Accessories, a significant sales booster and often positioned at an entry-level price, are almost always part of co-branded capsules, representing target purchases for non-fashion-savvy customers. “Customers don’t necessarily convert to the [brand’s] core business but respond to those several merchandising iterations,” contended Saviolo.
For instance, Paul Smith, which first outfitted Manchester United in 2008 and most recently during the FA Cup final against Chelsea, unveiled last November a new collaborative effort. Celebrating the team’s iconography, the designer created photographic prints of vintage scarfs and rosettes to embellish a range of accessories, including cardholders, a beauty case, a wallet, cuff links and a tie, among other items.
Also Piquadro, the Italian accessories brand listed on Milan’s stock exchange, has partnered with soccer team AC Milan to become, for the first time this season, the team’s official tech travel partner. A high-tech equipped backpack, a trolley and a beauty-case provided to the players are also available at the brand’s flagships. The strategy is sometimes pushed further with in-store meet-and-greet events and brands renting lounges at the stadium. On Thanksgiving, Brooks Brothers hosted an event at its Milan flagship with selected clients meeting Inter players.

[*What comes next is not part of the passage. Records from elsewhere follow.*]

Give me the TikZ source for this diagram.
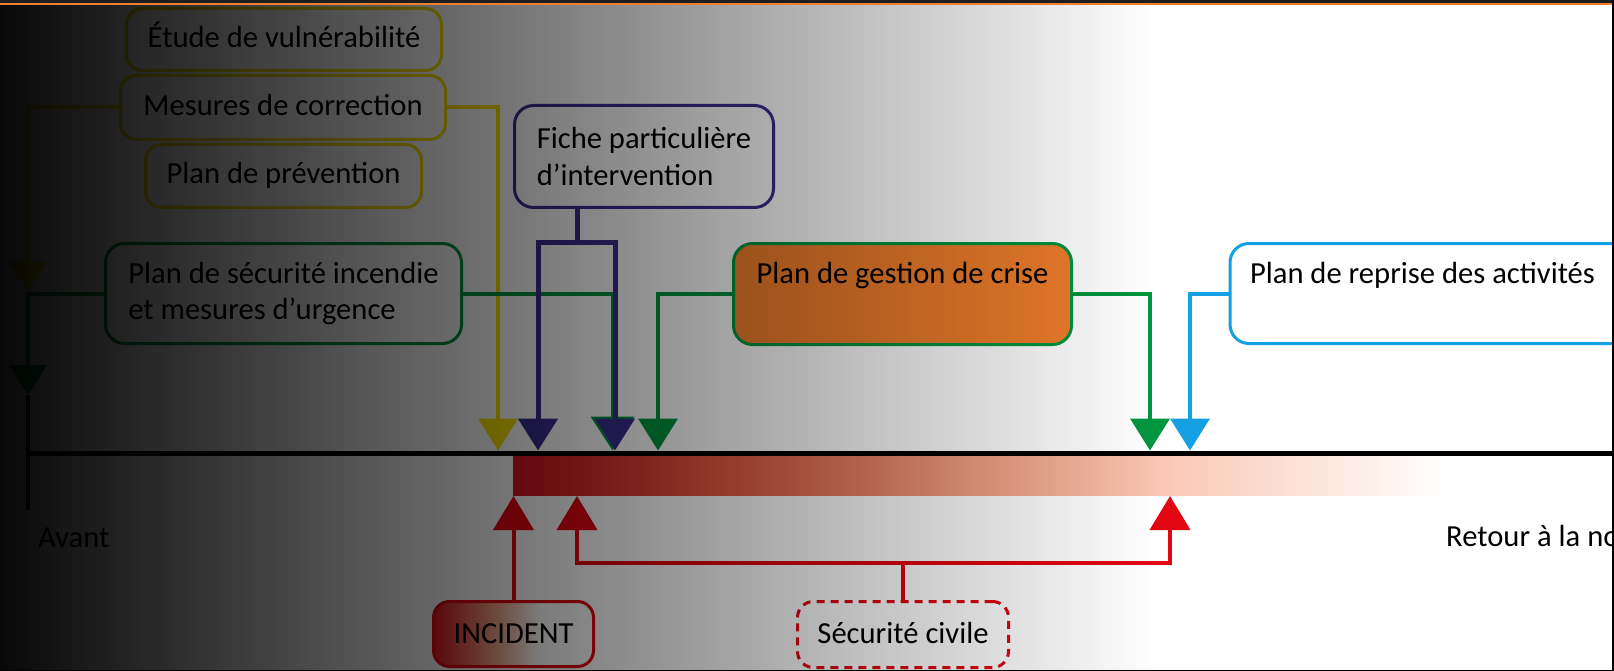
\documentclass[tikz,border=0pt]{standalone}
\usepackage{fontspec}
\setmainfont{Carlito}
\usetikzlibrary{arrows.meta,fadings}
\definecolor{cyel}{RGB}{245,225,0}
\definecolor{cnavy}{RGB}{58,47,143}
\definecolor{cgreen}{RGB}{0,150,64}
\definecolor{cblue}{RGB}{20,160,226}
\definecolor{cred}{RGB}{227,6,19}
\definecolor{corange}{RGB}{240,126,44}
\definecolor{ctopo}{RGB}{240,128,48}
\definecolor{ctopd}{RGB}{30,30,30}
\definecolor{ba}{RGB}{215,20,30}
\definecolor{bb}{RGB}{228,85,62}
\definecolor{bc}{RGB}{245,165,135}
\definecolor{bd}{RGB}{249,200,180}
\definecolor{ia}{RGB}{225,25,25}
\definecolor{ib}{RGB}{240,150,120}
\pgfdeclarehorizontalshading{barshade}{100bp}{color(0bp)=(ba); color(25bp)=(ba); color(35bp)=(bb); color(50bp)=(bc); color(60bp)=(bd); color(75bp)=(white); color(100bp)=(white)}
\pgfdeclarehorizontalshading{incshade}{100bp}{color(0bp)=(ia); color(25bp)=(ia); color(42bp)=(ib); color(58bp)=(white); color(100bp)=(white)}
\tikzfading[name=darkfade, left color=transparent!3, right color=transparent!100]
\tikzset{
  every node/.style={font=\fontsize{30.6}{36.5}\selectfont, text=black},
  bx/.style={rounded corners=16pt, line width=3pt, inner sep=0pt, text height=22.5pt, text depth=7pt},
  bxbig/.style={rounded corners=19pt, line width=3pt, inner sep=0pt},
  conn/.style={line width=4pt},
  dn/.style={-{Triangle[width=39pt,length=32pt]}},
  dnsmall/.style={-{Triangle[width=37pt,length=30pt]}},
  upr/.style={-{Triangle[width=40pt,length=34pt]}},
}
\begin{document}
\begin{tikzpicture}[x=1pt,y=-1pt]
\useasboundingbox (0,0) rectangle (1614,671);
\clip (0,0) rectangle (1614,671);
\fill[white] (0,0) rectangle (1614,671);

% red bar
\shade[shading=barshade] (513,456) rectangle (1446,495);

% boxes
\node[bx, draw=cyel, minimum width=315pt, minimum height=62pt] (etude) at (284,39.5) {Étude de vulnérabilité};
\node[bx, draw=cyel, minimum width=325pt, minimum height=64pt] (mesures) at (283,107.5) {Mesures de correction};
\node[bx, draw=cyel, minimum width=276pt, minimum height=63pt] (prev) at (283.5,176) {Plan de prévention};
\node[bxbig, draw=cgreen, align=left, minimum width=356pt, minimum height=100pt] (psi) at (283.5,293.5) {Plan de sécurité incendie\\et mesures d’urgence};
\node[bxbig, draw=cnavy, align=left, minimum width=259pt, minimum height=102pt] (fiche) at (644,156.5) {Fiche particulière\\d’intervention};
\node[bxbig, draw=cgreen, fill=corange, minimum width=338pt, minimum height=101pt, text height=39.5pt, text depth=61.5pt] (pgc) at (902.5,294) {Plan de gestion de crise};
\node[bxbig, draw=cblue, fill=white, anchor=west, inner xsep=20pt, text width=400pt, align=flush left, minimum height=100pt, text height=39.5pt, text depth=60.5pt] (pra) at (1228.5,293.5) {Plan de reprise des activités};
\node[bx, draw=cred, line width=3pt, shading=incshade, minimum width=160pt, minimum height=65pt, text height=25pt] (incident) at (513.5,634) {INCIDENT};
\node[bx, draw=cred, dash pattern=on 8pt off 6pt, minimum width=211pt, minimum height=66pt, text height=24pt] (sc) at (903,634.5) {Sécurité civile};
\node[anchor=base west, inner sep=0pt] (avant) at (38,547) {Avant};
\node[anchor=base west, inner sep=0pt] (retour) at (1446,546) {Retour à la normale};

% coordinates
\coordinate (tY0) at (28,291.5);
\coordinate (tG0) at (28,395);
\coordinate (tick) at (28,510);
\coordinate (tY) at (498,450.5);
\coordinate (fbr) at (577,242);
\coordinate (tN1) at (538,450.5);
\coordinate (tN2) at (615,450.5);
\coordinate (tG1) at (612.5,450.5);
\coordinate (tG2) at (658,450.5);
\coordinate (tG3) at (1150,450.5);
\coordinate (tB) at (1190,450.5);
\coordinate (tlL) at (28,453);
\coordinate (tlR) at (1620,453);
\coordinate (tR1) at (513.5,496);
\coordinate (sbr) at (903,563);
\coordinate (tR2) at (577,496);
\coordinate (tR3) at (1170,496);

% timeline
\draw[line width=5pt] (tlL) -- (tlR);
\draw[line width=4.5pt] (tG0) -- (tick);

% connectors
\draw[conn, cyel, dnsmall] (mesures.west) -| (tY0);
\draw[conn, cgreen, dnsmall] (psi.west) -| (tG0);
\draw[conn, cyel, dn] (mesures.east) -| (tY);
\draw[conn, cgreen, -{Triangle[width=43pt,length=34pt]}] (psi.east) -| (tG1);
\draw[conn, cnavy, line width=5pt] (fiche.south -| fbr) -- (fbr);
\draw[conn, cnavy, line width=5pt, dn] (fbr) -| (tN1);
\draw[conn, cnavy, line width=5pt, dn] (fbr) -| (tN2);
\draw[conn, cgreen, dn] (pgc.west) -| (tG2);
\draw[conn, cgreen, dn] (pgc.east) -| (tG3);
\draw[conn, cblue, dn] (pra.west) -| (tB);
\draw[conn, cred, upr] (incident.north) -- (tR1);
\draw[conn, cred] (sc.north) -- (sbr);
\draw[conn, cred, upr] (sbr) -| (tR2);
\draw[conn, cred, upr] (sbr) -| (tR3);

% dark overlay
\fill[black, path fading=darkfade] (0,0) rectangle (1154,671);

% frame
\fill[ctopd] (0,0) rectangle (1614,3);
\fill[ctopo] (0,3) rectangle (1614,5.5);
\fill[black] (1611.5,0) rectangle (1614,671);
\fill[black] (0,669.5) rectangle (1614,671);
\end{tikzpicture}
\end{document}
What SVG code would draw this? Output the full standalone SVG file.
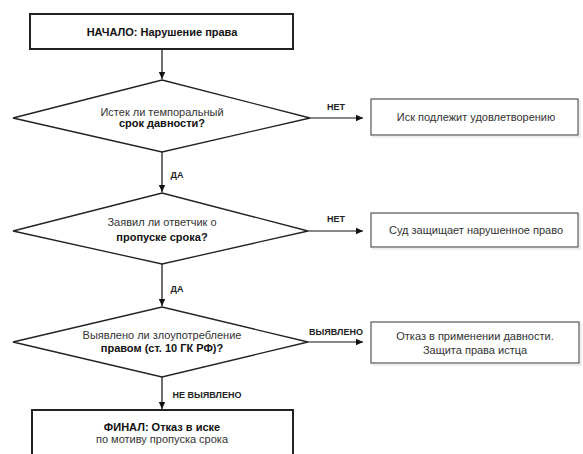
<svg xmlns="http://www.w3.org/2000/svg" width="583" height="454" viewBox="0 0 583 454">
<style>
text{font-family:"Liberation Sans",Arial,sans-serif;font-size:11px;fill:#333;text-anchor:middle}
.b{font-weight:bold;fill:#111}
.lbl{font-size:9px;font-weight:bold;fill:#222}
.main{fill:#fff;stroke:#222;stroke-width:2}
.dia{fill:#fff;stroke:#222;stroke-width:1.3}
.res{fill:#fff;stroke:#555;stroke-width:1.2}
.sh{fill:none;stroke:#ddd;stroke-width:1}
.c{stroke:#111;stroke-width:1.2;fill:none;marker-end:url(#ah)}
</style>
<defs>
<marker id="ah" markerWidth="8" markerHeight="8" refX="7" refY="4" orient="auto" markerUnits="userSpaceOnUse">
<path d="M0,0.8 L7,4 L0,7.2 Z" fill="#111"/>
</marker>
</defs>
<rect width="583" height="454" fill="#fff"/>
<g id="connectors">
<line class="c" x1="162" y1="49" x2="162" y2="79"/>
<line class="c" x1="162" y1="152" x2="162" y2="192"/>
<line class="c" x1="310" y1="118" x2="363" y2="118"/>
<line class="c" x1="162" y1="264" x2="162" y2="306"/>
<line class="c" x1="308" y1="231" x2="363" y2="231"/>
<line class="c" x1="162" y1="377" x2="162" y2="409"/>
<line class="c" x1="308" y1="342" x2="363" y2="342"/>
<text class="lbl" x="336" y="110">НЕТ</text>
<text class="lbl" x="177" y="178" text-anchor="middle">ДА</text>
<text class="lbl" x="336" y="222">НЕТ</text>
<text class="lbl" x="177" y="292">ДА</text>
<text class="lbl" x="336" y="335">ВЫЯВЛЕНО</text>
<text class="lbl" x="207" y="398">НЕ ВЫЯВЛЕНО</text>
</g>
<g id="start">
<rect class="main" x="30" y="14" width="263" height="35"/>
<text class="b" x="162" y="36">НАЧАЛО: Нарушение права</text>
</g>
<g id="q1">
<polygon class="dia" points="162,80 310,118 162,152 13,118"/>
<text x="162" y="116">Истек ли темпоральный</text>
<text class="b" x="162" y="127">срок давности?</text>
</g>
<g id="r1">
<rect class="sh" x="373" y="101" width="207" height="36"/>
<rect class="res" x="371" y="99" width="207" height="36"/>
<text x="476" y="121">Иск подлежит удовлетворению</text>
</g>
<g id="q2">
<polygon class="dia" points="162,193 308,231 162,264 13,231"/>
<text x="162" y="226">Заявил ли ответчик о</text>
<text class="b" x="162" y="241">пропуске срока?</text>
</g>
<g id="r2">
<rect class="sh" x="373" y="215" width="207" height="34"/>
<rect class="res" x="371" y="213" width="207" height="34"/>
<text x="476" y="234">Суд защищает нарушенное право</text>
</g>
<g id="q3">
<polygon class="dia" points="162,307 308,342 162,377 13,342"/>
<text x="162" y="339">Выявлено ли злоупотребление</text>
<text class="b" x="162" y="352">правом (ст. 10 ГК РФ)?</text>
</g>
<g id="r3">
<rect class="sh" x="373" y="324" width="208" height="41"/>
<rect class="res" x="371" y="322" width="208" height="41"/>
<text x="475" y="340">Отказ в применении давности.</text>
<text x="475" y="354">Защита права истца</text>
</g>
<g id="final">
<rect class="main" x="32" y="410" width="261" height="50"/>
<text class="b" x="162" y="431">ФИНАЛ: Отказ в иске</text>
<text x="162" y="443">по мотиву пропуска срока</text>
</g>
</svg>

Although fashion — like any other industry — plays on a global scale today, Golizia contended that such partnerships can often “establish and strengthen the bond with local communities.” To wit, Dsquared2 announced it was providing the off-the-field, pre-match uniforms for the Manchester City soccer team in 2016, on the heels of the opening in 2015 of the brand’s then-largest store and first in the U.K. in London’s Mayfair, signaling a push in the country. Similarly, Japanese streetwear label A Bathing Ape teamed with Paris Saint-Germain on a capsule collection launched on Dec. 1 to mark the brand’s Paris store first anniversary. Even a pure women’s wear label such as Manish Arora created a few pieces splashing the portraits of the Parisian team’s soccer stars Kylian Mbappé and Neymar onto the clothing.